The books are collectively called the “Future Engineer in Training Series.” Our students use challenges such as constructing a deer stand, a haunted Halloween yard display, a science fair project, a remote-control boat, and an aquaponics garden system to introduce students to the problem-solving potential of civil, biomedical, electrical, mechanical, and environmental engineering. The surname of each book’s protagonist is the name of their respective clan, and each book’s synopsis and plot highlight what the book’s featured clan means to the Menominee people—for example, the first book is titled Civil Engineering: Wendy Wolf and the Tree Stand, and the book’s back cover states, “In Menominee tribal culture, members of the Wolf Clan are hunters and gathers.” After much planning, writing, editing, and revising, CMN alumnus Sadie Milner added illustrations to coincide with the stories, and then our students used CreateSpace publishing to design the texts, which made them available through Amazon.com.

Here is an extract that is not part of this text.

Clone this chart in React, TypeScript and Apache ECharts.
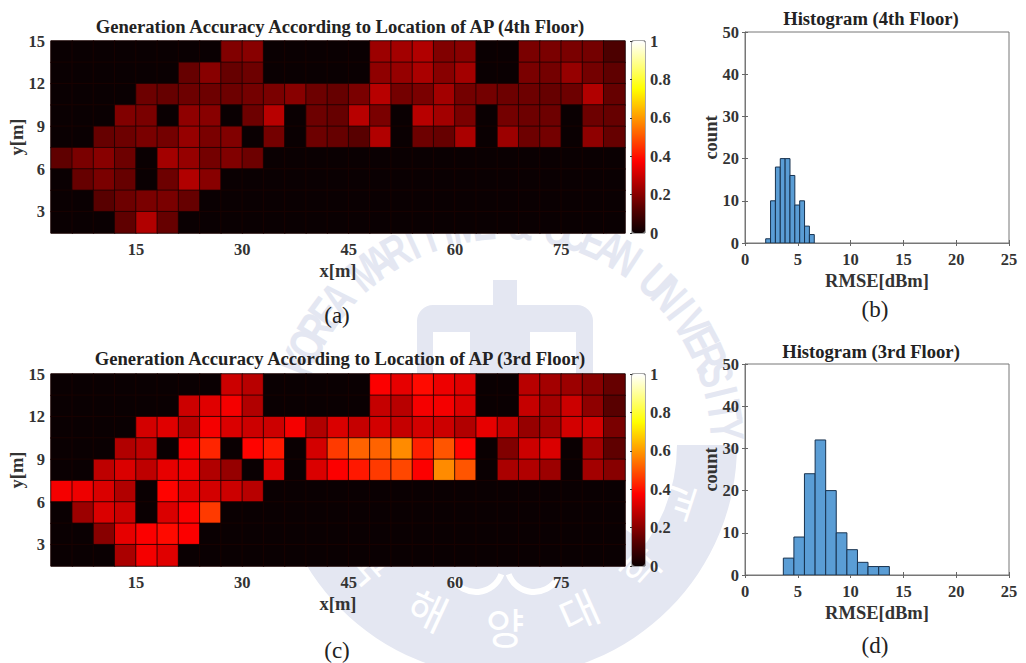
import React, { useEffect, useRef } from "react";
import * as echarts from "echarts";

const xCols = Array.from({ length: 27 }, (_, i) => `c${i}`);
const yRows = ["r0", "r1", "r2", "r3", "r4", "r5", "r6", "r7", "r8"];
const xTicks = [15, 30, 45, 60, 75];
const yTicks = [3, 6, 9, 12, 15];

// rows listed top (y = 15) to bottom (y = 1.5), 3 m wide columns
const floor4 = [
  [0,0,0,0,0,0,0,0,.19,.2,0,0,0,0,0,.23,.24,.26,.19,.2,0,0,.18,.18,.18,.17,.11],
  [0,0,0,0,0,0,.15,.2,.15,.16,0,0,0,0,0,.21,.22,.25,.2,.24,0,0,.18,.17,.22,.17,.14],
  [0,0,0,0,.16,.15,.16,.16,.16,.17,.18,.2,.16,.15,.18,.27,.17,.18,.24,.17,.17,.16,.16,.15,.16,.26,.15],
  [0,0,0,.19,.18,0,.21,.2,0,.16,.27,0,.16,.15,.27,.18,0,.27,.24,.18,0,.17,.16,.16,0,.16,.15],
  [0,0,.15,.16,.18,.17,.22,.18,.19,0,.17,0,.16,.15,.13,.26,0,.16,.15,.25,0,.23,.16,.17,0,.21,.15],
  [.14,.18,.2,.16,0,.24,.22,.17,.19,.16,0,0,0,0,0,0,0,0,0,0,0,0,0,0,0,0,0],
  [0,.15,.18,.15,0,.16,.26,.2,0,0,0,0,0,0,0,0,0,0,0,0,0,0,0,0,0,0,0],
  [0,0,.13,.16,.18,.18,.15,0,0,0,0,0,0,0,0,0,0,0,0,0,0,0,0,0,0,0,0],
  [0,0,0,.14,.26,.15,0,0,0,0,0,0,0,0,0,0,0,0,0,0,0,0,0,0,0,0,0],
];
const floor3 = [
  [0,0,0,0,0,0,0,0,.3,.27,0,0,0,0,0,.37,.34,.39,.35,.33,0,0,.27,.24,.23,.2,.15],
  [0,0,0,0,0,0,.3,.33,.36,.26,0,0,0,0,0,.29,.27,.36,.36,.32,0,0,.29,.24,.3,.21,.13],
  [0,0,0,0,.31,.33,.27,.36,.32,.3,.3,.36,.26,.32,.29,.31,.29,.31,.3,.26,.34,.29,.22,.24,.31,.31,.18],
  [0,0,0,.26,.28,0,.36,.43,0,.38,.41,0,.31,.46,.52,.52,.58,.42,.5,.38,0,.19,.3,.32,0,.24,.14],
  [0,0,.28,.32,.28,.34,.35,.26,.22,0,.33,0,.32,.37,.41,.46,.48,.37,.58,.5,0,.25,.26,.23,0,.24,.2],
  [.36,.35,.32,.26,0,.38,.33,.31,.3,.27,0,0,0,0,0,0,0,0,0,0,0,0,0,0,0,0,0],
  [0,.23,.32,.3,0,.32,.37,.46,0,0,0,0,0,0,0,0,0,0,0,0,0,0,0,0,0,0,0],
  [0,0,.2,.34,.37,.39,.37,0,0,0,0,0,0,0,0,0,0,0,0,0,0,0,0,0,0,0,0],
  [0,0,0,.25,.36,.33,0,0,0,0,0,0,0,0,0,0,0,0,0,0,0,0,0,0,0,0,0],
];

const hist4Edges = [1.96, 2.42, 2.88, 3.34, 3.8, 4.26, 4.72, 5.18, 5.64, 6.1, 6.56];
const hist4Counts = [1, 10, 18, 20, 20, 16, 9, 10, 4, 2];
const hist3Edges = [3.63, 4.63, 5.63, 6.64, 7.64, 8.64, 9.65, 10.65, 11.65, 12.66, 13.67];
const hist3Counts = [4, 9, 24, 32, 20, 10, 6, 3, 2, 2];

const hotColors = ["#0a0002", "#550000", "#aa0000", "#ff0000", "#ff5500", "#ffaa00", "#ffff00", "#ffff80", "#ffffff"];

const SERIF = "'Liberation Serif', 'Times New Roman', serif";
const TICK = { fontFamily: SERIF, fontWeight: "bold" as const, fontSize: 16.5, color: "#333" };
const NAME = { fontFamily: SERIF, fontWeight: "bold" as const, fontSize: 18.5, color: "#333" };

const heatCells = (rows: number[][]) => {
  const out: number[][] = [];
  rows.forEach((row, r) => row.forEach((v, c) => out.push([c, 8 - r, v])));
  return out;
};
const histBars = (edges: number[], counts: number[]) =>
  counts.map((c, i) => [edges[i], edges[i + 1], c]);

const renderHistBar = (_: any, api: any) => {
  const a = api.coord([api.value(0), 0]);
  const b = api.coord([api.value(1), api.value(2)]);
  return {
    type: "rect",
    shape: { x: a[0], y: b[1], width: b[0] - a[0], height: a[1] - b[1] },
    style: { fill: "#5a9dd5", stroke: "#17324f", lineWidth: 1 },
  };
};

const WM = "#e4e7f2";
const wmCx = 505;
const wmCy = 445;
const arcLetters = "KOREA MARITIME & OCEAN UNIVERSITY";
const koLetters = ["한", "국", "해", "양", "대", "학", "교"];
const koAngles = [197, 221, 245, 270, 294, 318, 342];

const watermark = () => {
  const rad = (d: number) => (d * Math.PI) / 180;
  const els: any[] = [
    { type: "sector", z: -5, shape: { cx: wmCx, cy: wmCy, r: 232, r0: 172, startAngle: 0, endAngle: Math.PI }, style: { fill: WM } },
    { type: "sector", z: -5, shape: { cx: wmCx, cy: wmCy, r: 175, r0: 110, startAngle: rad(35), endAngle: rad(145) }, style: { fill: WM } },
    { type: "arc", z: -4, shape: { cx: 476, cy: 565, r: 27, startAngle: rad(20), endAngle: rad(150) }, style: { stroke: "#fff", lineWidth: 6, fill: "none" } },
    { type: "arc", z: -4, shape: { cx: 534, cy: 565, r: 27, startAngle: rad(30), endAngle: rad(160) }, style: { stroke: "#fff", lineWidth: 6, fill: "none" } },
    { type: "rect", z: -5, shape: { x: 493, y: 280, width: 24, height: 30 }, style: { fill: WM } },
    { type: "rect", z: -5, shape: { x: 417, y: 305, width: 176, height: 70, r: [16, 16, 0, 0] }, style: { fill: WM } },
    { type: "rect", z: -4, shape: { x: 433, y: 332, width: 37, height: 43 }, style: { fill: "#fff" } },
    { type: "rect", z: -4, shape: { x: 530, y: 332, width: 46, height: 43 }, style: { fill: "#fff" } },
  ];
  const n = arcLetters.length;
  for (let i = 0; i < n; i++) {
    if (arcLetters[i] === " ") continue;
    const deg = 158 - (i * 154) / (n - 1);
    const t = rad(deg);
    els.push({
      type: "text", z: -5,
      x: wmCx + 222 * Math.cos(t), y: wmCy - 222 * Math.sin(t),
      rotation: t - Math.PI / 2, scaleY: 1.4,
      style: { text: arcLetters[i], fill: WM, font: "bold 34px 'Liberation Sans', sans-serif", align: "center", verticalAlign: "middle" },
    });
  }
  koLetters.forEach((ch, i) => {
    const t = rad(koAngles[i]);
    els.push({
      type: "text", z: -4,
      x: wmCx + 180 * Math.cos(t), y: wmCy - 180 * Math.sin(t),
      rotation: t + Math.PI / 2,
      style: { text: ch, fill: "#fff", font: "42px 'Noto Sans CJK KR', sans-serif", align: "center", verticalAlign: "middle" },
    });
  });
  return els;
};

const titleText = (text: string, left: number, top: number) => ({
  text, left, top, padding: 0, textAlign: "center", textVerticalAlign: "middle",
  textStyle: { fontFamily: SERIF, fontWeight: "bold", fontSize: 18.6, color: "#222" },
});
const captionText = (text: string, left: number, top: number) => ({
  text, left, top, padding: 0, textAlign: "center", textVerticalAlign: "middle",
  textStyle: { fontFamily: SERIF, fontWeight: "normal", fontSize: 23, color: "#222" },
});

const gridBox = (left: number, top: number, width: number, height: number, backgroundColor: string, borderColor: string) => ({
  left, top, width, height, show: true, backgroundColor, borderColor, borderWidth: 1, outerBoundsMode: "none",
});

const option: any = {
  animation: false,
  backgroundColor: "#fff",
  title: [
    titleText("Generation Accuracy According to Location of AP (4th Floor)", 340, 26),
    titleText("Histogram (4th Floor)", 871, 18),
    titleText("Generation Accuracy According to Location of AP (3rd Floor)", 340, 358),
    titleText("Histogram (3rd Floor)", 871, 351),
    captionText("(a)", 337, 315),
    captionText("(b)", 875, 309),
    captionText("(c)", 337, 650),
    captionText("(d)", 875, 645),
  ],
  graphic: { elements: watermark() },
  grid: [
    gridBox(51, 41, 574, 192, "#0a0002", "#888"),
    gridBox(632, 41, 13, 192, "transparent", "#555"),
    gridBox(745, 32, 264, 211, "#fff", "#777"),
    gridBox(51, 374, 574, 192, "#0a0002", "#888"),
    gridBox(632, 374, 13, 192, "transparent", "#555"),
    gridBox(745, 364, 264, 211, "#fff", "#777"),
  ],
  xAxis: [] as any[],
  yAxis: [] as any[],
  visualMap: [0, 2].map((seriesIndex, i) => ({
    type: "continuous", seriesIndex, min: 0, max: 1, left: 632, top: i === 0 ? 41 : 374,
    itemWidth: 13, itemHeight: 192, padding: 0, calculable: false, hoverLink: false,
    text: null, inRange: { color: hotColors },
  })),
  series: [] as any[],
};

// Heat-map panel: hidden category axes carry the cells, value axes draw the metric scale.
const addHeat = (gridIndex: number, cbGrid: number, rows: number[][]) => {
  const xCat = option.xAxis.length;
  const yCat = option.yAxis.length;
  option.xAxis.push(
    { type: "category", gridIndex, data: xCols, show: false },
    {
      type: "value", gridIndex, position: "bottom", min: 3, max: 84, name: "x[m]", nameLocation: "middle",
      nameGap: 28, nameMoveOverlap: false, nameTextStyle: NAME, splitLine: { show: false }, axisLine: { show: false },
      axisTick: { show: false }, axisLabel: { ...TICK, margin: 8, customValues: xTicks },
    },
    { type: "value", gridIndex: cbGrid, min: 0, max: 1, show: false },
  );
  option.yAxis.push(
    { type: "category", gridIndex, data: yRows, show: false },
    {
      type: "value", gridIndex, position: "left", min: 1.5, max: 15, name: "y[m]", nameLocation: "middle",
      nameGap: 25, nameMoveOverlap: false, nameTextStyle: NAME, splitLine: { show: false }, axisLine: { show: false },
      axisTick: { show: false }, axisLabel: { ...TICK, margin: 6, customValues: yTicks },
    },
    {
      type: "value", gridIndex: cbGrid, position: "right", min: 0, max: 1, interval: 0.2,
      splitLine: { show: false }, axisLine: { show: false },
      axisTick: { show: true, inside: true, length: 2, lineStyle: { color: "#333" } },
      axisLabel: { ...TICK, margin: 5 },
    },
  );
  option.series.push({
    type: "heatmap", xAxisIndex: xCat, yAxisIndex: yCat, data: heatCells(rows),
    itemStyle: { borderColor: "#1c0000", borderWidth: 0.8 }, emphasis: { disabled: true },
  });
};

const addHist = (gridIndex: number, edges: number[], counts: number[]) => {
  const xi = option.xAxis.length;
  const yi = option.yAxis.length;
  const mirrorTick = { show: true, inside: true, length: 3, lineStyle: { color: "#666" } };
  option.xAxis.push(
    {
      type: "value", gridIndex, position: "bottom", min: 0, max: 25, interval: 5, name: "RMSE[dBm]",
      nameLocation: "middle", nameGap: 28, nameMoveOverlap: false, nameTextStyle: NAME, splitLine: { show: false },
      axisLine: { show: true, onZero: false, lineStyle: { color: "#777" } }, axisTick: mirrorTick,
      axisLabel: { ...TICK, margin: 8 },
    },
    {
      type: "value", gridIndex, position: "top", min: 0, max: 25, interval: 5, splitLine: { show: false },
      axisLine: { show: false }, axisTick: mirrorTick, axisLabel: { show: false },
    },
  );
  option.yAxis.push(
    {
      type: "value", gridIndex, position: "left", min: 0, max: 50, interval: 10, name: "count",
      nameLocation: "middle", nameGap: 25, nameMoveOverlap: false, nameTextStyle: NAME, splitLine: { show: false },
      axisLine: { show: true, onZero: false, lineStyle: { color: "#777" } }, axisTick: mirrorTick,
      axisLabel: { ...TICK, margin: 6 },
    },
    {
      type: "value", gridIndex, position: "right", min: 0, max: 50, interval: 10, splitLine: { show: false },
      axisLine: { show: false }, axisTick: mirrorTick, axisLabel: { show: false },
    },
  );
  option.series.push({
    type: "custom", xAxisIndex: xi, yAxisIndex: yi, data: histBars(edges, counts),
    encode: { x: [0, 1], y: 2 }, renderItem: renderHistBar, clip: true,
  });
};

addHeat(0, 1, floor4);
addHist(2, hist4Edges, hist4Counts);
addHeat(3, 4, floor3);
addHist(5, hist3Edges, hist3Counts);

export default function App() {
  const ref = useRef<HTMLDivElement>(null);
  useEffect(() => {
    const chart = echarts.init(ref.current!, undefined, { renderer: "svg" });
    chart.setOption(option);
    return () => chart.dispose();
  }, []);
  return <div ref={ref} style={{ position: "absolute", left: 0, top: 0, width: 1026, height: 663 }} />;
}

The books’ success exceeded our expectations. In addition to giving the books to local schools and libraries that serve as CMN’s educational partners, our students began staging readings in local classrooms and coffee shops. Student Burton Arthur (Apache) says, “I made multiple visits to read the series to my son’s class, and seeing their excitement and anticipation to hear our books about engineering felt great. It was awesome to see so many students in the community listen intently week after week.”
While our group was thrilled with this praise, the relationship that proved the most rewarding for us was our partnership with the Green Bay YMCA’s after-school program. We shared the books and corresponding engineering-based activities with their grade-school students in multiple schools. Student Sarah Brei notes, “The YMCA gave me the opportunity to work with youth who faced difficulties in their home life. I tried to encourage the children to seek a better education, and to remember that anything is possible if you work for it.”

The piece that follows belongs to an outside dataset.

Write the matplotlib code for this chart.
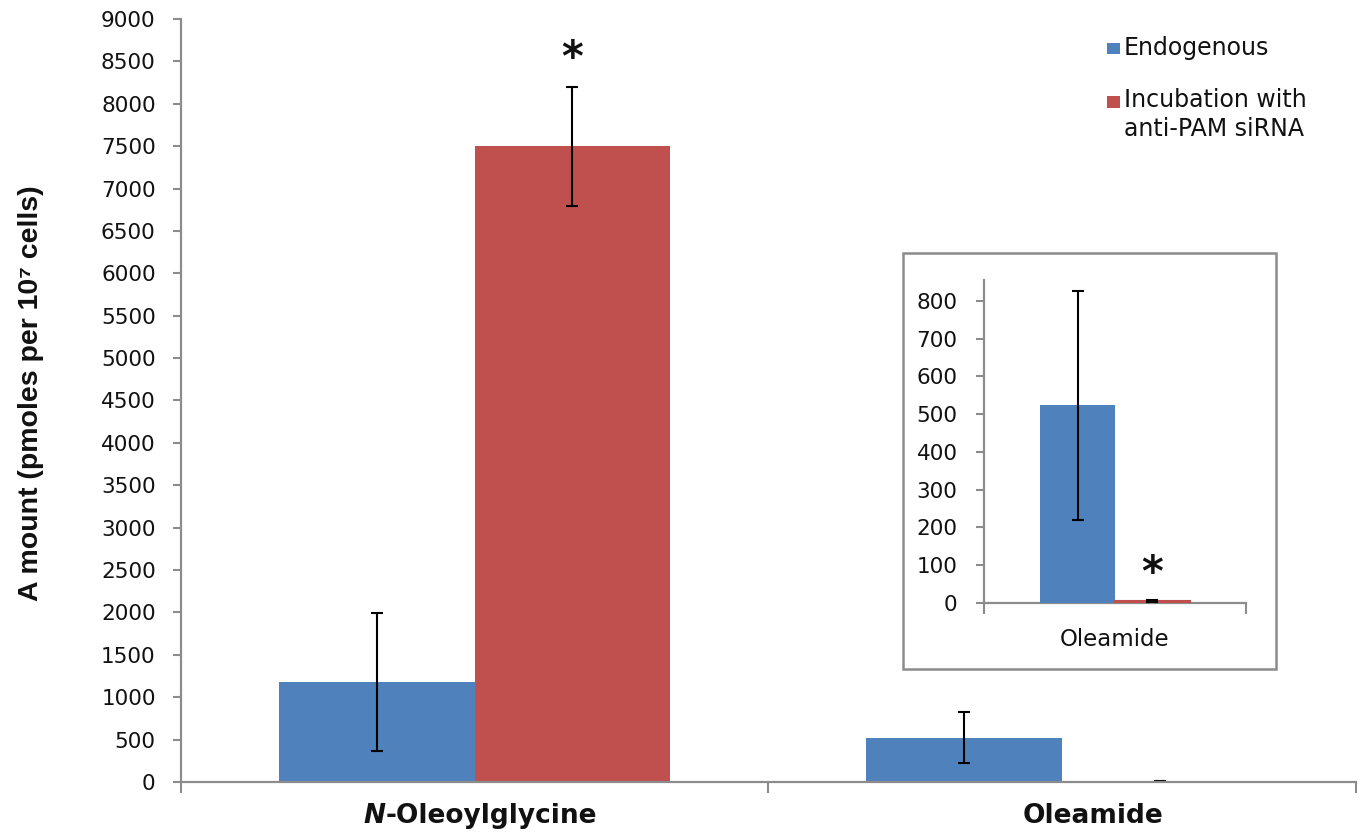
import matplotlib
matplotlib.use("Agg")
import matplotlib.pyplot as plt
from matplotlib import font_manager
from matplotlib.patches import Rectangle
import numpy as np

# ---- data -------------------------------------------------------------
categories = ["N-Oleoylglycine", "Oleamide"]
series_labels = ["Endogenous", "Incubation with\nanti-PAM siRNA"]
endogenous = [1180, 523]
endogenous_err = [810, 303]
sirna = [7500, 6]
sirna_err = [700, 3]
main_yticks = list(range(0, 9001, 500))
inset_yticks = list(range(0, 801, 100))
inset_category = "Oleamide"

# ---- style ------------------------------------------------------------
BLUE = "#4F81BD"
RED = "#C0504D"
GRAY = "#8C8C8C"
TXT = "#111111"

available = {f.name for f in font_manager.fontManager.ttflist}
narrow = "Liberation Sans Narrow" if "Liberation Sans Narrow" in available else "Liberation Sans"
ylabel_size = 24.5 if narrow == "Liberation Sans Narrow" else 20.5

plt.rcParams["font.family"] = ["DejaVu Sans"]

W, H = 1361, 835
fig = plt.figure(figsize=(W / 100, H / 100), dpi=100)


def fx(px):
    return px / W


def fy(py):
    return 1 - py / H


err_style = dict(elinewidth=1.5, capthick=1.5, ecolor="black", zorder=2.2)

# ---- main axes --------------------------------------------------------
ax = fig.add_axes([fx(180.7), fy(782), fx(1356) - fx(180.7), fy(19) - fy(782)])
x = np.arange(len(categories))
width = 1 / 3
ax.bar(x - width / 2, endogenous, width, color=BLUE, yerr=endogenous_err,
       capsize=4.5, error_kw=err_style, zorder=2)
ax.bar(x + width / 2, sirna, width, color=RED, yerr=sirna_err,
       capsize=4.5, error_kw=err_style, zorder=2)
ax.set_xlim(-0.5, len(categories) - 0.5)
ax.set_ylim(0, 9000)
ax.set_yticks(main_yticks)
ax.set_xticks(np.arange(len(categories) + 1) - 0.5)
ax.set_xticklabels([])
ax.tick_params(axis="x", length=8, width=1.5, color=GRAY, direction="out")
ax.tick_params(axis="y", length=6, width=1.5, color=GRAY, direction="out",
               pad=12, labelsize=15.5, labelcolor=TXT)
for s in ("top", "right"):
    ax.spines[s].set_visible(False)
for s in ("left", "bottom"):
    ax.spines[s].set_color(GRAY)
    ax.spines[s].set_linewidth(1.6)
    ax.spines[s].set_zorder(3)

# significance mark above the siRNA bar
ax.annotate("*", xy=(x[0] + width / 2, sirna[0] + sirna_err[0]),
            xytext=(0, 28), textcoords="offset pixels",
            ha="center", va="center", fontsize=30, fontweight="bold", color=TXT)

# category labels (italic N on the first one)
lab_kw = dict(xycoords=("data", "axes fraction"), textcoords="offset pixels",
              va="center", fontsize=19, fontweight="bold", color=TXT)
rest = ax.annotate(categories[0][1:], xy=(x[0], 0), xytext=(0, -34), ha="left", **lab_kw)
n_lab = ax.annotate(categories[0][0], xy=(0, 0.5), xycoords=rest, ha="right",
                    va="center", fontsize=19, fontweight="bold", style="italic", color=TXT)
ax.annotate(categories[1], xy=(x[1], 0), xytext=(31, -34), ha="center", **lab_kw)

fig.canvas.draw()
w_n = n_lab.get_window_extent().width
w_r = rest.get_window_extent().width
rest.set_position((6 - (w_r - w_n) / 2, -34))

# y-axis title
fig.text(fx(31), fy(393), "A mount (pmoles per 10\u2077 cells)", rotation=90,
         ha="center", va="center", fontsize=ylabel_size, fontweight="bold",
         family=[narrow, "DejaVu Sans"], color=TXT)

# legend
leg_colors = [BLUE, RED]
leg_y = [48.5, 102]
for c, lab, yy in zip(leg_colors, series_labels, leg_y):
    fig.add_artist(Rectangle((fx(1107), fy(yy + 5.5)), fx(13), 11 / H,
                             transform=fig.transFigure, facecolor=c, edgecolor="none"))
    if "\n" in lab:
        fig.text(fx(1124), fy(yy - 14), lab, ha="left", va="top",
                 fontsize=17, color=TXT, linespacing=1.25)
    else:
        fig.text(fx(1124), fy(yy), lab, ha="left", va="center",
                 fontsize=17, color=TXT)

# ---- inset ------------------------------------------------------------
fig.add_artist(Rectangle((fx(903), fy(669)), fx(1276) - fx(903), (669 - 253) / H,
                         transform=fig.transFigure, fill=False, edgecolor=GRAY,
                         linewidth=1.8, zorder=5))

axi = fig.add_axes([fx(984), fy(603), fx(1246) - fx(984), fy(280) - fy(603)])
axi.set_zorder(6)
axi.patch.set_alpha(0)
iw = 0.286
k = categories.index(inset_category)
inset_err = dict(err_style, zorder=4)
axi.bar([-iw / 2], [endogenous[k]], iw, color=BLUE, yerr=[endogenous_err[k]],
        capsize=4.5, error_kw=inset_err, zorder=3)
axi.bar([iw / 2], [sirna[k]], iw, color=RED, edgecolor=RED, linewidth=1.5,
        yerr=[sirna_err[k]], capsize=4.5, error_kw=inset_err, zorder=3)
axi.set_xlim(-0.5, 0.5)
axi.set_ylim(0, 855)
axi.set_yticks(inset_yticks)
axi.set_xticks([-0.5, 0.5])
axi.set_xticklabels([])
axi.set_xticks([0], labels=[inset_category], minor=True)
axi.tick_params(axis="x", which="major", length=8, width=1.5, color=GRAY)
axi.tick_params(axis="x", which="minor", length=0, pad=18, labelsize=16.5, labelcolor=TXT)
axi.tick_params(axis="y", length=6, width=1.5, color=GRAY, pad=13,
                labelsize=15.5, labelcolor=TXT)
for s in ("top", "right"):
    axi.spines[s].set_visible(False)
for s in ("left", "bottom"):
    axi.spines[s].set_color(GRAY)
    axi.spines[s].set_linewidth(1.6)
axi.annotate("*", xy=(iw / 2, sirna[k] + sirna_err[k]), xytext=(0, 26),
             textcoords="offset pixels", ha="center", va="center",
             fontsize=30, fontweight="bold", color=TXT)

fig.savefig("out.png", dpi=100)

The praise our books received both built our engineering students’ confidence and inspired us to create a second series focused on sustainable energy. Titled “Renewable Energy Specialist in Training Series,” we again used the three components of research, compelling plotlines, and the Menominee clan system to frame our work, but this time we wrote stories that showcased geothermal, hydro, biomass, wind, and solar energy. As student Travis Spice (Mohican) says, “I liked that we were able to write another book series. The first one was awesome, and I knew that we could make this one even better. After all, practice makes perfect.”
As educators, we can’t say enough about the confidence that our students gained by applying humanities concepts to their STEM education. We watched our students evolve from nervously presenting before a room of respectful adults to confidently commanding the attention of rooms filled with grade-school children. Their newfound self-assurance transferred to their typical discipline- required presentations as well, and we’re thrilled to report that our students have come to see themselves not only as engineering students, but also as STEM ambassadors.
So how do we counteract the large STEM performance and interest gap in Native Americans? CMN is demonstrating that storytelling may be an invaluable key. Our STEM HERO Program is a prime example of how to engage, recruit, and retain STEM students by grounding Western science in Indigenous values—and each graduating student is proof that we’re doing our part to shift a faulty paradigm.
Ryan Winn, M.A., Lisa Bosman, Ph.D., and Kelli Chelberg, M.S., teach in College of Menominee Nation’s STEM HERO Program.